→ **Records with drawing code**
---

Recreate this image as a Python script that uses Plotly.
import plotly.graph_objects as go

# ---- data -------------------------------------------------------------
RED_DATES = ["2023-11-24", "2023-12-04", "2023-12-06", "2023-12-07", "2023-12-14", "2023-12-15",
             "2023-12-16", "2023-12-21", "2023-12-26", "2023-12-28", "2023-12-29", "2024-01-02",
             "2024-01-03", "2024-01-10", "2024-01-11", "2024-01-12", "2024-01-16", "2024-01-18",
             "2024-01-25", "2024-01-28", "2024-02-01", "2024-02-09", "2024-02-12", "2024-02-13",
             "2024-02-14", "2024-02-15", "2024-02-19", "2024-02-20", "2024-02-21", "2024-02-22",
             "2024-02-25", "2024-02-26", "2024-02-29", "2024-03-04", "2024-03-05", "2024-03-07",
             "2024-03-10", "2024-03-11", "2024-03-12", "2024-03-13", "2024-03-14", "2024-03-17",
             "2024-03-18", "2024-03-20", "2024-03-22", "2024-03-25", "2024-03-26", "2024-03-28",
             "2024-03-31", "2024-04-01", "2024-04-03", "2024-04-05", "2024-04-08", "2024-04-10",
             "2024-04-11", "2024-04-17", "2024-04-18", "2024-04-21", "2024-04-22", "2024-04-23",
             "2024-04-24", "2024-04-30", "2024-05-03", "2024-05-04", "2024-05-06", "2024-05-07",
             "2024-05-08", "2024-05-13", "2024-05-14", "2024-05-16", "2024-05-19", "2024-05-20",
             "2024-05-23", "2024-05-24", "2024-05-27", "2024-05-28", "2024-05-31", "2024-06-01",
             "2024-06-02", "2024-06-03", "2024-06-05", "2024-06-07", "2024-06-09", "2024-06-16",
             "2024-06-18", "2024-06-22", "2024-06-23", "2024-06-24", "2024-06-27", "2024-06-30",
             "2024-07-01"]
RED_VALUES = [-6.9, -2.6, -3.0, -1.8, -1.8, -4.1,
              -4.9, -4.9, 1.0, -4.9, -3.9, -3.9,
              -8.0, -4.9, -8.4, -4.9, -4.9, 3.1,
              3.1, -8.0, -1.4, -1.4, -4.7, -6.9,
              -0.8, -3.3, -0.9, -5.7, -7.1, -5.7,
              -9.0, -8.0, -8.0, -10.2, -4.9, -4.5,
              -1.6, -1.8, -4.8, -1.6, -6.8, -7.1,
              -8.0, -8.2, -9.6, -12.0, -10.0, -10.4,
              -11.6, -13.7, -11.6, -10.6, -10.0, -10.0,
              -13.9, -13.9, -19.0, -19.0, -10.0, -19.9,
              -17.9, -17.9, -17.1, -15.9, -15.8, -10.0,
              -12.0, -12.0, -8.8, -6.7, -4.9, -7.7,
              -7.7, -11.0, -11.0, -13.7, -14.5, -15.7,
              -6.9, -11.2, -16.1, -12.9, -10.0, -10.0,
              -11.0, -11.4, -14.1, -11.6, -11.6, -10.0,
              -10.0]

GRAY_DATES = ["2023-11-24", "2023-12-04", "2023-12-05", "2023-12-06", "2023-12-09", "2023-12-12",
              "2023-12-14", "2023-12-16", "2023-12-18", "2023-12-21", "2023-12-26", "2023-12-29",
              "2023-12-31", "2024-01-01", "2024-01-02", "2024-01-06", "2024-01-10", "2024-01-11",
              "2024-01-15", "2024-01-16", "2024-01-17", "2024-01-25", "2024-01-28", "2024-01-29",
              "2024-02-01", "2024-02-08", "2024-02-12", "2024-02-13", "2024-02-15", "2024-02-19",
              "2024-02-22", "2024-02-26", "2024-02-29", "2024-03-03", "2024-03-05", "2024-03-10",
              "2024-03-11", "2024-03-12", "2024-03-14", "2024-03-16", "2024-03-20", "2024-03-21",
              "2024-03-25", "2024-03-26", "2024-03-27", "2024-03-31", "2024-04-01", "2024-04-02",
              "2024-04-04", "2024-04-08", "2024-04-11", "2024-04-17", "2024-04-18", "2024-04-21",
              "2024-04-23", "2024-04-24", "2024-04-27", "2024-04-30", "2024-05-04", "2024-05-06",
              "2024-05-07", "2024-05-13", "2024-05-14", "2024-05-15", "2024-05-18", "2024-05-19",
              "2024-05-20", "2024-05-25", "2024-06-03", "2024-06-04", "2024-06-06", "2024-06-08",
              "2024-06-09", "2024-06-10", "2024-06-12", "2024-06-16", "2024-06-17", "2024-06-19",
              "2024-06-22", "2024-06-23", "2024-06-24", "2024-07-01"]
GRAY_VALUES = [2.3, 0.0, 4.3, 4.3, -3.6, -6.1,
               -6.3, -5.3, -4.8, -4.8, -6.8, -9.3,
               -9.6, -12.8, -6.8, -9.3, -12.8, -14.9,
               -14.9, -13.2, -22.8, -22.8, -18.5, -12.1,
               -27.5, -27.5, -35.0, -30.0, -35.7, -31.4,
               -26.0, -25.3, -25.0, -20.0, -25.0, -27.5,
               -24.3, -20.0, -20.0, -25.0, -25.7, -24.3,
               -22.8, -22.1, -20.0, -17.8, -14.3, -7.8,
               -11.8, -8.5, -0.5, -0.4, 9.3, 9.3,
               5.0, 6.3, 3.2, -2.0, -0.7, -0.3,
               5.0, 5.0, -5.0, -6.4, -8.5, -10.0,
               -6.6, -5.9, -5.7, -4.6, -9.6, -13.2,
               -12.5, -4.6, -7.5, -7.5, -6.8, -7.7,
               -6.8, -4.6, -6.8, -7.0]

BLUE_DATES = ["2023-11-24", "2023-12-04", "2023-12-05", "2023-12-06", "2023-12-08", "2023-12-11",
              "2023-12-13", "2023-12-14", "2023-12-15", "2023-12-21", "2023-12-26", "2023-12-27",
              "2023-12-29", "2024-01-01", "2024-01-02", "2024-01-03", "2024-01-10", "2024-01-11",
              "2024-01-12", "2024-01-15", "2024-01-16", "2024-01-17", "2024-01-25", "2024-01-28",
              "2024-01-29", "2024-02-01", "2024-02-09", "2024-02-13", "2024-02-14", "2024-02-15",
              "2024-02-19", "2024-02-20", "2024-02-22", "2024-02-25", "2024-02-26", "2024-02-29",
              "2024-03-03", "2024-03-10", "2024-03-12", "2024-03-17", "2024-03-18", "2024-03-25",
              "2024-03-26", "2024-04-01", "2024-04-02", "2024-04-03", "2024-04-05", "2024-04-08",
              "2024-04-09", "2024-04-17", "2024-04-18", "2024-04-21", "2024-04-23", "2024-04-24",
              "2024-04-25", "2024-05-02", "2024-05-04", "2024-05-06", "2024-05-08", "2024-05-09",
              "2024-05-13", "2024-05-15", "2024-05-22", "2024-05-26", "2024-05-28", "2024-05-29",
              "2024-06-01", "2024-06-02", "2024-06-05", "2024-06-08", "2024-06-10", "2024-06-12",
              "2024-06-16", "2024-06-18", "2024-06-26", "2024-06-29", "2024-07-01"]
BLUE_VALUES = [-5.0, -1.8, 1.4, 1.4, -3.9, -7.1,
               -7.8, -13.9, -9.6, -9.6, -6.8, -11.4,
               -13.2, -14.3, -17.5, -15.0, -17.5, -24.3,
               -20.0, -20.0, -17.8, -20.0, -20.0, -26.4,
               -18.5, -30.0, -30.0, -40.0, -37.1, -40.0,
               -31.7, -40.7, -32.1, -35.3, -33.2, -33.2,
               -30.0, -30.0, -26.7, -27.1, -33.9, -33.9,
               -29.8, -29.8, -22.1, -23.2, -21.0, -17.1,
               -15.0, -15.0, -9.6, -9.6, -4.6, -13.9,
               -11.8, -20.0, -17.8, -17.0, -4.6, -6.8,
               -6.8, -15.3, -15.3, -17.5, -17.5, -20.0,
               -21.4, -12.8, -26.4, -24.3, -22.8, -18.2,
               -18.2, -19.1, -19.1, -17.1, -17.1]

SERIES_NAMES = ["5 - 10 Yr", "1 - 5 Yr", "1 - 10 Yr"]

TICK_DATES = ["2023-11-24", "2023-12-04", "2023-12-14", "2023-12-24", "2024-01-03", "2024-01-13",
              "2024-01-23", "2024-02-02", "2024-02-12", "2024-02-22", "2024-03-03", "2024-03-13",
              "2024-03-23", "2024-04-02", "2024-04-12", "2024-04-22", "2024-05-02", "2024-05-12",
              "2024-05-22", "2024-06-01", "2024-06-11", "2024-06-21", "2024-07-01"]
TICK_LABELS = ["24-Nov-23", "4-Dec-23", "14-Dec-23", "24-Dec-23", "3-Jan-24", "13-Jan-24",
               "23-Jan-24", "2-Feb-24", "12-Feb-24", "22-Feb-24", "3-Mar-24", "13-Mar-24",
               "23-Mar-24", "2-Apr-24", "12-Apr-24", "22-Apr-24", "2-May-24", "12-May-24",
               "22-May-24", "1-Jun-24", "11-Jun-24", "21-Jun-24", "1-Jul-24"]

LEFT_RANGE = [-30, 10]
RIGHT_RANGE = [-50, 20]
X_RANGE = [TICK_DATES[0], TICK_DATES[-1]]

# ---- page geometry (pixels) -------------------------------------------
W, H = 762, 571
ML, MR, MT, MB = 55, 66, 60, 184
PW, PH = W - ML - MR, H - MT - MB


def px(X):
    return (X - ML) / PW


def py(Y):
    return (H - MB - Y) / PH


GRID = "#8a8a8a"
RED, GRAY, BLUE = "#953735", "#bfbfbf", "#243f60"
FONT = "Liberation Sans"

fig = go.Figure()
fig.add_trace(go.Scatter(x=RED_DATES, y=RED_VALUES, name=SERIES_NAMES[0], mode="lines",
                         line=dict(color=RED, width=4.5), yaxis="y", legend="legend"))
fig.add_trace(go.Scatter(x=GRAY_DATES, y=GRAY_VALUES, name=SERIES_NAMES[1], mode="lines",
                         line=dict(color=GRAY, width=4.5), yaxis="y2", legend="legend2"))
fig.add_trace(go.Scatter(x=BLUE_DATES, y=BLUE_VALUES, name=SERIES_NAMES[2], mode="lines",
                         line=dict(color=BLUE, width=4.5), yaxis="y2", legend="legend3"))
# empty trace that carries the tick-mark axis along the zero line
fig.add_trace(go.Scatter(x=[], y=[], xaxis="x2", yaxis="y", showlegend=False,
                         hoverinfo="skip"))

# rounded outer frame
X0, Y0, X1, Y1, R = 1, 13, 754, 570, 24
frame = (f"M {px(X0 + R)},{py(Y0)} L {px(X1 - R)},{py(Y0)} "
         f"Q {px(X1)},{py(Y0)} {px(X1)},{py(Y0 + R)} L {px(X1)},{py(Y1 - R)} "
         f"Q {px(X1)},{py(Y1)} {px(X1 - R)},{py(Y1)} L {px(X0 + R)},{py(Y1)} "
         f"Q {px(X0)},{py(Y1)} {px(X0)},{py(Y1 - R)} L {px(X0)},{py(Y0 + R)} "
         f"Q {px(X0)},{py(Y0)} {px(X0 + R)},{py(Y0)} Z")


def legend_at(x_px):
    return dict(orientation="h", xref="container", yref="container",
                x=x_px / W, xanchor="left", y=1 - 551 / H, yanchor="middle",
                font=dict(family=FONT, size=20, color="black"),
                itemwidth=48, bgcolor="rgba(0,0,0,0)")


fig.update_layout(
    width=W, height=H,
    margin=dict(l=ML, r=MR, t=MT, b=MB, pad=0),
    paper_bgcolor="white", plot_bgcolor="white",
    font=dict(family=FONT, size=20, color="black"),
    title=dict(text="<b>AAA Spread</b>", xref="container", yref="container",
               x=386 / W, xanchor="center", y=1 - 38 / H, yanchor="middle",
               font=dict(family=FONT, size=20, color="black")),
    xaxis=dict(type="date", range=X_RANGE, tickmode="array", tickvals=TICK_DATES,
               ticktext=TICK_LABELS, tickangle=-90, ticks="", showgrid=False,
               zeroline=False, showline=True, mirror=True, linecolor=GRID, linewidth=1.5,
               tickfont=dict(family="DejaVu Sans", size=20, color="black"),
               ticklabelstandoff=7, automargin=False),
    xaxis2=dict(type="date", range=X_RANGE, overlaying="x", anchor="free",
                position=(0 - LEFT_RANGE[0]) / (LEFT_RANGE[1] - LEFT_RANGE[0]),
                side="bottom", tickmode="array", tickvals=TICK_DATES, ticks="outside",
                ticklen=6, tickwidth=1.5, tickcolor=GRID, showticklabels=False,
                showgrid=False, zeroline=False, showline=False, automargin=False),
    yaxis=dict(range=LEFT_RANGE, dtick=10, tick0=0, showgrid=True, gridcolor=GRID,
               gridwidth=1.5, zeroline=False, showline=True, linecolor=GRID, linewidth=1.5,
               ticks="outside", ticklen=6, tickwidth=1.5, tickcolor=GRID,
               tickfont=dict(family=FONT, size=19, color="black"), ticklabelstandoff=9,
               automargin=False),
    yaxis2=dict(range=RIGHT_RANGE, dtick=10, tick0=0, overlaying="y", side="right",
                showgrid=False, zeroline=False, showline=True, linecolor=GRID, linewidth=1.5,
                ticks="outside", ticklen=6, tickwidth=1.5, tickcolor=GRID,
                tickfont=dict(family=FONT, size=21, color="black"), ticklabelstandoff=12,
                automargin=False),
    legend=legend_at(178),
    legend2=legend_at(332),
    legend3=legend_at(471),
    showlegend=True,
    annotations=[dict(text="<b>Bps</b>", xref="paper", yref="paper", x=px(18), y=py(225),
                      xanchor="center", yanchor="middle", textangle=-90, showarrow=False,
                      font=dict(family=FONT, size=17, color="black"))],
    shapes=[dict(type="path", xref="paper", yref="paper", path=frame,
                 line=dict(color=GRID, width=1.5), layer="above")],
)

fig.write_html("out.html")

---

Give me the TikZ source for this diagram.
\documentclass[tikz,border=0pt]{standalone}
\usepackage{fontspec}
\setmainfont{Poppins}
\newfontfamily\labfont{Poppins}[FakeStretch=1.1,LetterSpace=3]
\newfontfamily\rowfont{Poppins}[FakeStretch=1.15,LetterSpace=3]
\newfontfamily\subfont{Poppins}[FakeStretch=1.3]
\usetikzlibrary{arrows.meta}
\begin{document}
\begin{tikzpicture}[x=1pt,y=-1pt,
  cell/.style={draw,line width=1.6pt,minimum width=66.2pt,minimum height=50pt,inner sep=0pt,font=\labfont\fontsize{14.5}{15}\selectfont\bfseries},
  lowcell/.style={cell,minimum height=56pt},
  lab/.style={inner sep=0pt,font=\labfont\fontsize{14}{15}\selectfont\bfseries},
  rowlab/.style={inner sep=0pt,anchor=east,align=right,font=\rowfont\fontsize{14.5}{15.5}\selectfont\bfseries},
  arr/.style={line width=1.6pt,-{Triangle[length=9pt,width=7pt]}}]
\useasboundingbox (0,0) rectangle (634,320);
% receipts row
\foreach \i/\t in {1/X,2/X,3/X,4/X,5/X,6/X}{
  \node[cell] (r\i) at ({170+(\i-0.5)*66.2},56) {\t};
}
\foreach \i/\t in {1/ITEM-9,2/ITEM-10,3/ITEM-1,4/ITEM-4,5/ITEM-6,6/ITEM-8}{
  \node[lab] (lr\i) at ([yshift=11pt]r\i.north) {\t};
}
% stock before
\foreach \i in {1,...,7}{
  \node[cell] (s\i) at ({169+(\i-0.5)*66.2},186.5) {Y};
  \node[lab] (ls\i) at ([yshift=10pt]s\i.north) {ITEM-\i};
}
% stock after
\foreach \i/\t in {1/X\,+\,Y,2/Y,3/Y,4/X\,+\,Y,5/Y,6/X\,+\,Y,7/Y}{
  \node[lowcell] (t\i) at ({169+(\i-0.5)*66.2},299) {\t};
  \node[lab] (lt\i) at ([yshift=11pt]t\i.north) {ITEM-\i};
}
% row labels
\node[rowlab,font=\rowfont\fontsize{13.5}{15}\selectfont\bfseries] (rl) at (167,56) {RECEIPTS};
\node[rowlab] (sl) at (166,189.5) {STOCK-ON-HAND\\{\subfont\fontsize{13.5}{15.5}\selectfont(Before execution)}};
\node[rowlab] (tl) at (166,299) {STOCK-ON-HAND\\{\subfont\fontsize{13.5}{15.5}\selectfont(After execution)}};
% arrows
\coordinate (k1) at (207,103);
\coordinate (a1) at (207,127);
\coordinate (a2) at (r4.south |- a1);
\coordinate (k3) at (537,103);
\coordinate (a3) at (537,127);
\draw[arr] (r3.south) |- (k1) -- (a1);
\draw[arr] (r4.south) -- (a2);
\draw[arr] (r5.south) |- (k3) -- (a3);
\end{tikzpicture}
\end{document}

---

Begin with the line that has "Recreate this image" in the listing above and end after the line that has "import plotly.graph_objects as go"; output those lines exactly.

Recreate this image as a Python script that uses Plotly.
import plotly.graph_objects as go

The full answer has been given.